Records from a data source

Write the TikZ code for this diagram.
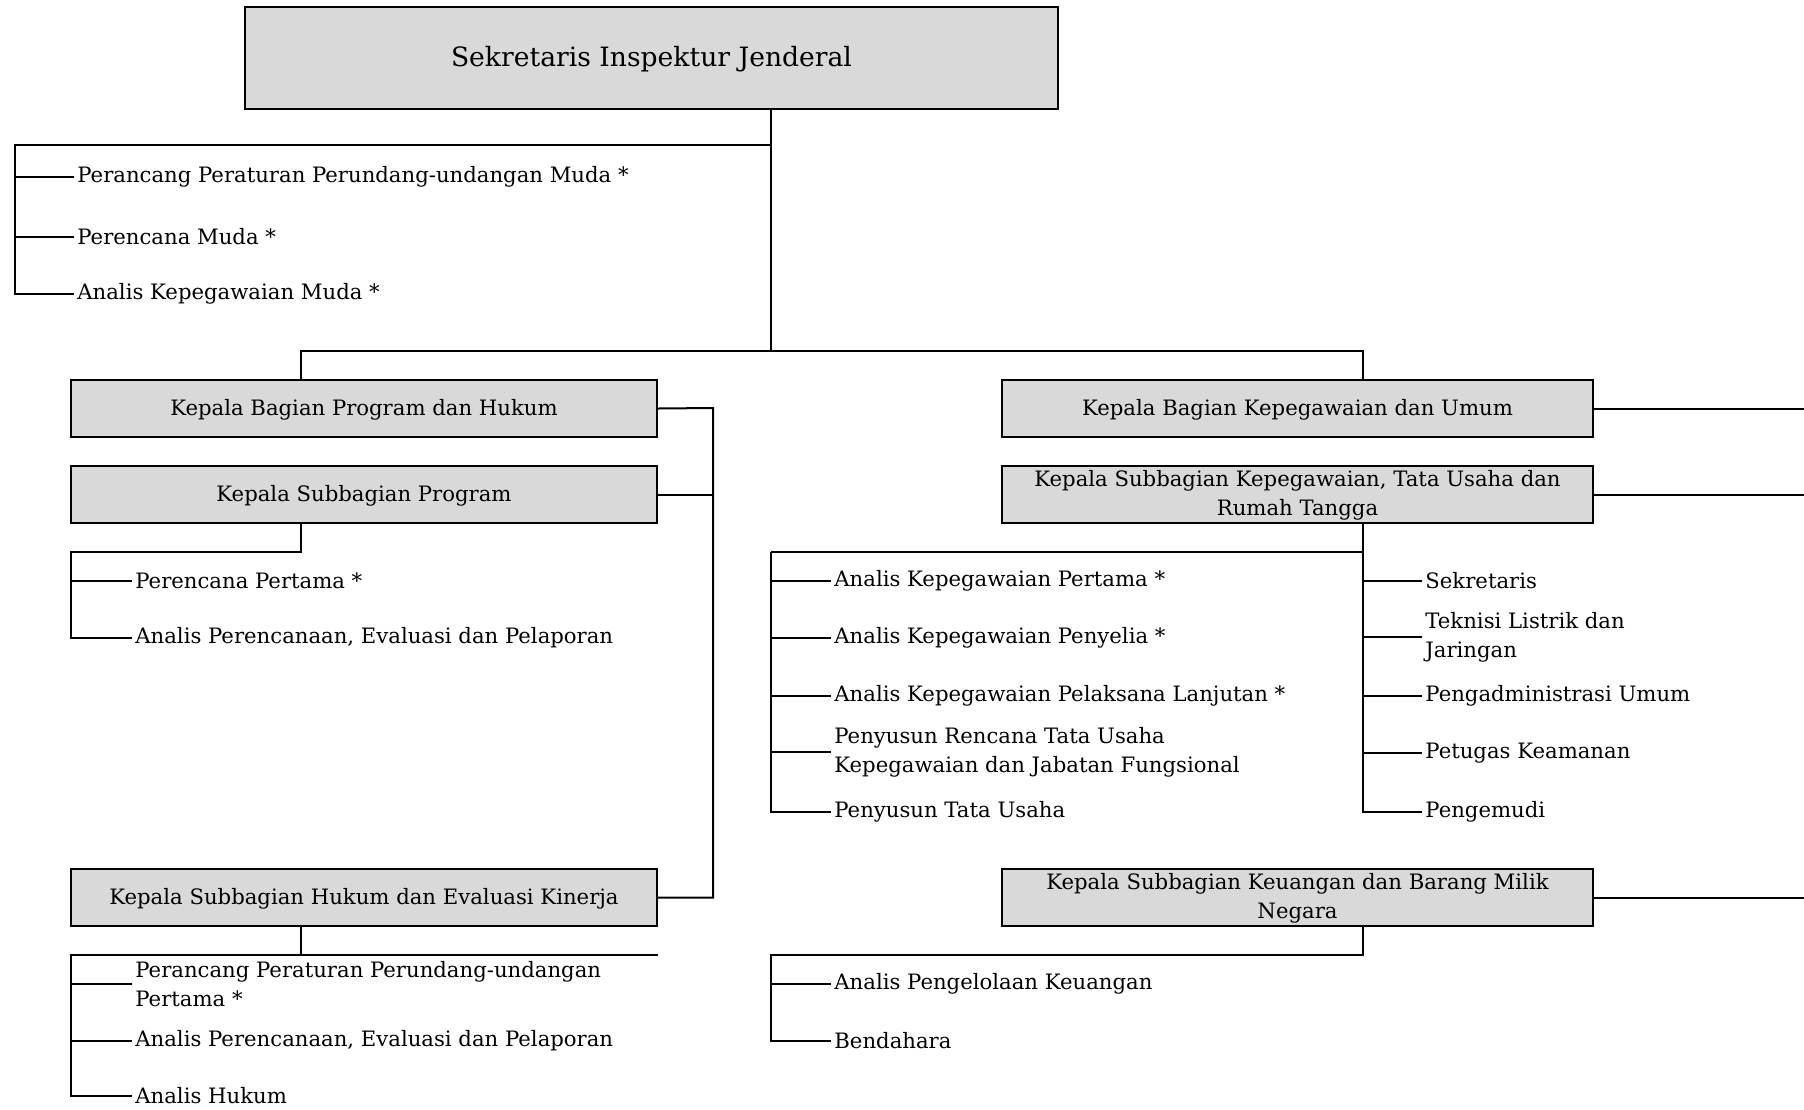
\documentclass[tikz,border=0pt]{standalone}
\usepackage{fontspec}
\setmainfont{DejaVu Serif}
\usetikzlibrary{positioning,calc}

\begin{document}
\begin{tikzpicture}[x=0.5pt, y=-0.5pt, font=\fontsize{10.6}{14.4}\selectfont,
  box/.style={draw=black, line width=1.2pt, fill=black!15, align=center, minimum width=293pt, minimum height=28.5pt, inner sep=2pt, text depth=1.5pt},
  topbox/.style={box, minimum width=406.5pt, minimum height=51pt, font=\fontsize{13.3}{15}\selectfont},
  item/.style={anchor=west, align=left, inner sep=1.5pt},
  link/.style={draw=black, line width=1pt}]
\useasboundingbox (0,0) rectangle (1804,1109);
% boxes
\node[topbox] (sekre) at (651.5,58) {Sekretaris Inspektur Jenderal};
\node[box] (kbph) at (364,408.5) {Kepala Bagian Program dan Hukum};
\node[box] (ksp) at (364,494.5) {Kepala Subbagian Program};
\node[box] (ksh) at (364,897.5) {Kepala Subbagian Hukum dan Evaluasi Kinerja};
\node[box, minimum width=295.5pt] (kbku) at (1297.5,408.5) {Kepala Bagian Kepegawaian dan Umum};
\node[box, minimum width=295.5pt] (ksktu) at (1297.5,494.5) {Kepala Subbagian Kepegawaian, Tata Usaha dan\\Rumah Tangga};
\node[box, minimum width=295.5pt] (kskb) at (1297.5,897.5) {Kepala Subbagian Keuangan dan Barang Milik\\Negara};
% junctions
\coordinate (fork) at (771,145); \coordinate (sp1) at (15,145);
\coordinate (trunk) at (771,351); \coordinate (lbar) at (301,351); \coordinate (rbar) at (1363,351);
\coordinate (rail) at (713,408); \coordinate (edge) at (1804,408);
\coordinate (sp2) at (71,552); \coordinate (sp3) at (71,955);
\coordinate (sp4) at (771,552); \coordinate (sp5) at (1363,552); \coordinate (sp6) at (771,955);
% jabatan fungsional
\node[item] (jf1) at (74,177) {Perancang Peraturan Perundang-undangan Muda *};
\node[item] (jf2) at (74,237) {Perencana Muda *};
\node[item] (jf3) at (74,294) {Analis Kepegawaian Muda *};
\node[item] (pr1) at (132,581) {Perencana Pertama *};
\node[item] (pr2) at (132,638) {Analis Perencanaan, Evaluasi dan Pelaporan};
\node[item] (hk1) at (132,984) {Perancang Peraturan Perundang-undangan\\Pertama *};
\node[item] (hk2) at (132,1041) {Analis Perencanaan, Evaluasi dan Pelaporan};
\node[item] (hk3) at (132,1096) {Analis Hukum};
\node[item] (kp1) at (831,581) {Analis Kepegawaian Pertama *};
\node[item] (kp2) at (831,638) {Analis Kepegawaian Penyelia *};
\node[item] (kp3) at (831,696) {Analis Kepegawaian Pelaksana Lanjutan *};
\node[item] (kp4) at (831,752) {Penyusun Rencana Tata Usaha\\Kepegawaian dan Jabatan Fungsional};
\node[item] (kp5) at (831,812) {Penyusun Tata Usaha};
\node[item] (um1) at (1422,581) {Sekretaris};
\node[item] (um2) at (1422,637) {Teknisi Listrik dan\\Jaringan};
\node[item] (um3) at (1422,696) {Pengadministrasi Umum};
\node[item] (um4) at (1422,753) {Petugas Keamanan};
\node[item] (um5) at (1422,812) {Pengemudi};
\node[item] (ku1) at (831,984) {Analis Pengelolaan Keuangan};
\node[item] (ku2) at (831,1041) {Bendahara};
% connectors
\draw[link] (sekre.south -| trunk) -- (trunk);
\draw[link] (fork) -- (sp1) |- (jf3.west);
\foreach \n in {jf1,jf2} \draw[link] (\n.west -| sp1) -- (\n.west);
\draw[link] (lbar |- kbph.north) -- (lbar) -- (rbar) -- (rbar |- kbku.north);
\draw[link] (kbph.east) -- (rail) |- (ksh.east);
\draw[link] (ksp.east) -- (ksp.east -| rail);
\draw[link] (ksp.south -| lbar) -- (lbar |- sp2) -- (sp2) |- (pr2.west);
\draw[link] (pr1.west -| sp2) -- (pr1.west);
\draw[link] (ksh.south -| lbar) -- (lbar |- sp3);
\draw[link] (ksh.east |- sp3) -- (sp3) |- (hk3.west);
\foreach \n in {hk1,hk2} \draw[link] (\n.west -| sp3) -- (\n.west);
\foreach \n in {kbku,ksktu,kskb} \draw[link] (\n.east) -- (\n.east -| edge);
\draw[link] (sp4) |- (kp5.west);
\draw[link] (sp4) -- (sp5);
\draw[link] (ksktu.south -| sp5) -- (sp5) |- (um5.west);
\foreach \n in {kp1,kp2,kp3,kp4} \draw[link] (\n.west -| sp4) -- (\n.west);
\foreach \n in {um1,um2,um3,um4} \draw[link] (\n.west -| sp5) -- (\n.west);
\draw[link] (kskb.south -| sp5) -- (sp5 |- sp6) -- (sp6) |- (ku2.west);
\draw[link] (ku1.west -| sp6) -- (ku1.west);
\end{tikzpicture}
\end{document}
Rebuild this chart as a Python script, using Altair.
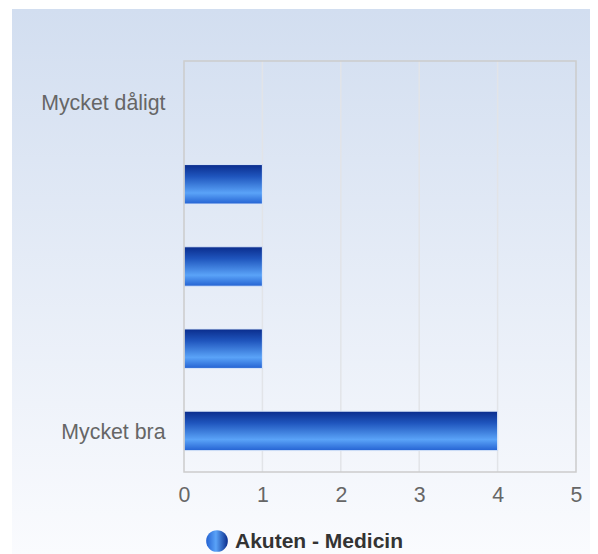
import altair as alt
import pandas as pd

categories = ["Mycket dåligt", " ", "  ", "   ", "Mycket bra"]
values = [0, 1, 1, 1, 4]
x_ticks = [0, 1, 2, 3, 4, 5]
grid_values = [1, 2, 3, 4]
series_name = "Akuten - Medicin"

bars_df = pd.DataFrame({"cat": categories, "val": values, "series": series_name})
grid_df = pd.DataFrame({"g": grid_values})
one = pd.DataFrame({"series": [series_name]})

W, H = 392, 411
FONT = "Liberation Sans"
FS = 21.3

x_scale = alt.Scale(domain=[0, 5], nice=False, zero=True)
y_scale = alt.Scale(domain=categories, paddingInner=0.52, paddingOuter=0.26)

x_axis = alt.Axis(values=x_ticks, grid=False, domain=False, ticks=False,
                  labelFontSize=FS, labelColor="#666666", labelFont=FONT,
                  labelFlush=False, labelPadding=12, title=None, zindex=1)

bg_grad = alt.Gradient(
    gradient="linear", x1=0, x2=0, y1=0, y2=1,
    stops=[alt.GradientStop(color="#d2def0", offset=0),
           alt.GradientStop(color="#fafbfe", offset=1)],
)
bar_grad = alt.Gradient(
    gradient="linear", x1=0, x2=0, y1=0, y2=1,
    stops=[alt.GradientStop(color="#0a2c8c", offset=0),
           alt.GradientStop(color="#1f55bd", offset=0.3),
           alt.GradientStop(color="#5aa3f8", offset=0.72),
           alt.GradientStop(color="#2462d2", offset=1)],
)
leg_grad = alt.Gradient(
    gradient="linear", x1=0, x2=1, y1=0, y2=0,
    stops=[alt.GradientStop(color="#2462d2", offset=0),
           alt.GradientStop(color="#5aa3f8", offset=0.45),
           alt.GradientStop(color="#0a2c8c", offset=1)],
)

bg = alt.Chart(one).mark_rect(fill=bg_grad).encode(
    x=alt.value(-172), x2=alt.value(406), y=alt.value(-52), y2=alt.value(493)
)

grid = alt.Chart(grid_df).mark_rule(color="#e2e4e8", strokeWidth=1.5).encode(
    x=alt.X("g:Q", scale=x_scale, axis=x_axis),
    y=alt.value(0), y2=alt.value(H),
)

bars = alt.Chart(bars_df).transform_filter("datum.val > 0").mark_bar(
    fill=bar_grad, stroke="#dce8fa", strokeWidth=1
).encode(
    x=alt.X("val:Q", scale=x_scale, axis=x_axis),
    y=alt.Y("cat:N", scale=y_scale, sort=categories,
            axis=alt.Axis(grid=False, domain=False, ticks=False,
                          labelFontSize=FS, labelColor="#666666", labelFont=FONT,
                          labelPadding=19, labelOffset=2, title=None, zindex=1)),
)

border = alt.Chart(one).mark_rect(fillOpacity=0, stroke="#cccccc", strokeWidth=1.5).encode(
    x=alt.value(0), x2=alt.value(W), y=alt.value(0), y2=alt.value(H)
)

leg_pt = alt.Chart(one).mark_point(shape="circle", filled=True, size=470,
                                   fill=leg_grad, opacity=1).encode(
    x=alt.value(33), y=alt.value(480)
)
leg_txt = alt.Chart(one).mark_text(align="left", baseline="middle", fontSize=21,
                                   fontWeight="bold", color="#333333", font=FONT).encode(
    x=alt.value(51), y=alt.value(481), text="series:N"
)

chart = alt.layer(bg, grid, bars, border, leg_pt, leg_txt).properties(
    width=W, height=H,
    padding={"left": 176, "top": 53, "right": 14, "bottom": 82},
    autosize="none",
).configure_view(strokeWidth=0)

chart.save("out.html", embed_options={"renderer": "svg", "actions": False})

* **Work required**: Do not include pictures. Give again exactly the lines starting at the one with "Rebuild this chart" and ending at the one with "labelFlush=False, labelPadding=12, title=None, zindex=1)", both included.

* **Result of this exercise**:
Rebuild this chart as a Python script, using Altair.
import altair as alt
import pandas as pd

categories = ["Mycket dåligt", " ", "  ", "   ", "Mycket bra"]
values = [0, 1, 1, 1, 4]
x_ticks = [0, 1, 2, 3, 4, 5]
grid_values = [1, 2, 3, 4]
series_name = "Akuten - Medicin"

bars_df = pd.DataFrame({"cat": categories, "val": values, "series": series_name})
grid_df = pd.DataFrame({"g": grid_values})
one = pd.DataFrame({"series": [series_name]})

W, H = 392, 411
FONT = "Liberation Sans"
FS = 21.3

x_scale = alt.Scale(domain=[0, 5], nice=False, zero=True)
y_scale = alt.Scale(domain=categories, paddingInner=0.52, paddingOuter=0.26)

x_axis = alt.Axis(values=x_ticks, grid=False, domain=False, ticks=False,
                  labelFontSize=FS, labelColor="#666666", labelFont=FONT,
                  labelFlush=False, labelPadding=12, title=None, zindex=1)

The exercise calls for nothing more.